New Delhi: Indian biologists have documented how wild juvenile bonnet macaques use a mix of coo-calls and hand gestures to request food from humans, a "novel behaviour" indicating intentional communication between untrained monkeys and unfamiliar people.
The behaviour appears to have emerged in at least two natural populations of bonnet macaques at Bandipur National Park in Karnataka, the researchers said after four months of observing the monkeys in the wild.
The study is among the first to explore intentional vocal and gestural communication in natural settings between a wild non-ape primate species and humans, the scientists said, reporting their findings in the research journal Scientific Reports.
Their observations suggest that bonnet macaques are capable of intentional communication and that the precursors of such behaviour may be evolutionarily older than previously believed, possibly even preceding similar conduct in apes such as chimpanzees, gorillas or orangutans.
"It is possible that the roots of intentional communication, or language, lie not in the apes but in monkeys," said Anindya Sinha, a primatologist at the National Institute of Advanced Studies, Bangalore, who led the study with two students, Adwait Deshpande and Shreejata Gupta.
Scientists distinguish intentional communication, which is almost always directed at specific recipients and seeks to achieve a goal, from unintentional communication, which may be involuntary - such as an animal yelping in pain or screeching in anger.
Sinha and the students studied two neighbouring populations of bonnet macaques, one with 60 individuals the other with 32, in Bandipur through natural observations as well as field experiments involving interactions between bonnet macaques and people.
The scientists observed 18 juveniles between the ages of two and four years that displayed food-requesting behaviour - coo-calls and hand-extension gestures specifically directed at people - that they say satisfy key criteria for intentional communication.
The bonnet macaques displayed the hand-extension gesture only when interacting with humans and never in any other situation. However, the monkeys also produced the coo-calls when juvenile bonnet macaques were separated from their troops.
"The coo-calls by individuals isolated from the troop are much louder, it is as if they're trying to establish contact with the troop," Sinha said. "But the coo-calls by monkeys seeking food are softer."
Their observations suggest that the mix of coo-calls and hand-extension gestures satisfied key criteria for intentional communication - the monkeys appeared to direct their vocal and visual signals to people with food, persisted with the requests and stopped when they received food.
Similar behaviour has been observed earlier only among apes and monkeys trained in captivity, Sinha said. But wild bonnet macaques in Bandipur appear to have "learnt" to combine coo-calls and extend their palms to request food from humans.

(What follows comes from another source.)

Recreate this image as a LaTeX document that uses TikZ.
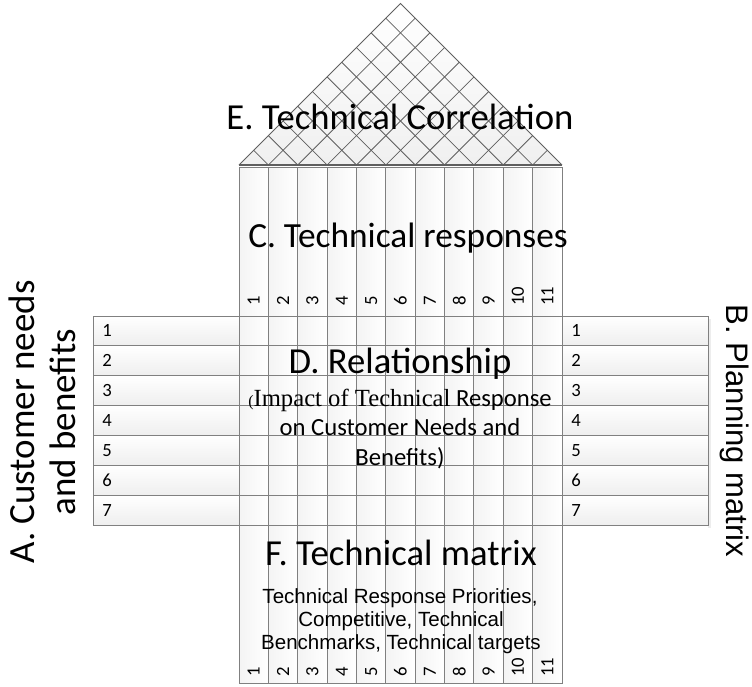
\documentclass[tikz,border=0pt]{standalone}
\usepackage{fontspec}
\setmainfont{Carlito}
\newfontfamily\timesfont{Liberation Serif}
\newfontfamily\arialfont{Liberation Sans}
\usepackage{tikz}
\definecolor{gridline}{RGB}{128,128,128}
\definecolor{roofline}{RGB}{95,95,95}
\tikzset{
	cell/.style={draw=gridline, line width=0.7pt, top color=white, bottom color=gray!13},
	strip/.style={draw=gridline, line width=0.7pt, left color=gray!9, right color=white},
	rowline/.style={draw=gridline, line width=0.7pt},
	rafter/.style={draw=roofline, line width=0.6pt},
	heading/.style={font=\fontsize{27.5}{32}\selectfont, inner sep=0pt, anchor=base},
	subline/.style={font=\fontsize{18.5}{22}\selectfont, inner sep=0pt, anchor=base},
	noteline/.style={font=\arialfont\fontsize{15.4}{18}\selectfont, inner sep=0pt, anchor=base},
	number/.style={font=\fontsize{14}{16}\selectfont, inner sep=0pt, anchor=west},
}
\newcommand{\needrow}[3] % {side}{x}{number}
{
	\draw [cell] (#2,{316+(#3-1)*29.86}) rectangle ++(146,29.86);
	\node [number] (#1#3) at (#2+9,{316+(#3-0.5)*29.86}) {#3};
}
\newcommand{\techcol}[1] % {number}
{
	\draw [strip] ({239+(#1-1)*29.364},167) rectangle ++(29.364,516);
	\node [number, rotate=90] (top#1) at ({239+(#1-0.5)*29.364},306) {#1};
	\node [number, rotate=90] (bot#1) at ({239+(#1-0.5)*29.364},677) {#1};
}

\begin{document}
\begin{tikzpicture}[x=0.75pt,y=-0.75pt]
	\useasboundingbox (0,0) rectangle (752,686);
	\foreach \c in {1,...,11} {\techcol{\c}}
	\fill [gray!14] (708,319) rectangle (711,528);
	\foreach \r in {1,...,7} {\needrow{L}{93}{\r} \needrow{R}{562}{\r}}
	\foreach \r in {0,...,7} {\draw [rowline] (239,{316+\r*29.86}) -- (562,{316+\r*29.86});}
	
	% roof
	\coordinate (eaveL) at (239,165);
	\coordinate (apex) at (400.5,3.5);
	\coordinate (eaveR) at (562,165);
	\shade [top color=white, bottom color=gray!12] (eaveL) -- (apex) -- (eaveR) -- cycle;
	\foreach \k in {1,...,10} {
		\draw [rafter] ({239+\k*29.364},165) -- ({239+\k*14.682},{165-\k*14.682});
		\draw [rafter] ({239+\k*29.364},165) -- ({400.5+\k*14.682},{165-(11-\k)*14.682});
	}
	\draw [rafter] (eaveL) -- (apex) -- (eaveR);
	\draw [line width=1.3pt, roofline] (eaveL) -- (eaveR);
	
	\node [heading] (roofTitle) at (400,129) {E. Technical Correlation};
	\node [heading, font=\fontsize{26.5}{30}\selectfont] (respTitle) at (408,247) {C. Technical responses};
	\node [heading] (relTitle) at (400,373) {D. Relationship};
	\node [subline] (relLineA) at (400,406) {{\timesfont{\fontsize{12}{12}\selectfont(}Impact of Technical} Response};
	\node [subline] (relLineB) at (400,435) {on Customer Needs and};
	\node [subline] (relLineC) at (400,465) {Benefits)};
	\node [heading] (matTitle) at (401,565) {F. Technical matrix};
	\node [noteline] (matLineA) at (400,603) {Technical Response Priorities,};
	\node [noteline] (matLineB) at (401,626) {Competitive, Technical};
	\node [noteline] (matLineC) at (401,649) {Benchmarks, Technical targets};
	\node [font=\fontsize{27.7}{31}\selectfont, align=center, rotate=90, inner sep=0pt] (needs) at (42,422) {A. Customer needs\\and benefits};
	\node [font=\arialfont\fontsize{23.3}{26}\selectfont, rotate=-90, inner sep=0pt] (planning) at (735,431) {B. Planning matrix};
	%\node at (400,300) {};
\end{tikzpicture}
\end{document}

"We believe there is social learning among the juveniles, a cultural tradition, where they learn from each other - also positive reinforcement, which means when something works, the monkey uses that trick again and again," Sinha said.
The study has "systematically documented" behaviour observed among monkeys for years, said Mewa Singh, a senior primatologist at the University of Mysore who was not associated with the Bandipur study. "Intentionally is associated with choice - a decision to communicate to achieve something."
Macaques have long been anecdotally observed employing multiple tactics to wrest food from humans.
"They ambush, they steal, they beg," Singh told The Telegraph. "They may shift from one strategy to another - a monkey may beg from a person holding a bag containing food when there is eye contact, but snatch it away when the person alters gaze."
The Bandipur study supports the idea that language evolved gradually and is not the result of abrupt mutations or changes in early human ancestors, said Deshpande, who is pursuing doctoral studies at the University of Neuchatel in Switzerland.
"We first thought the coo-calls were attention-getters, but it was surprising to see monkeys use the coo-calls even when a person was looking directly at them," Deshpande said. "We speculate that coo-calls might also convey their requests for food."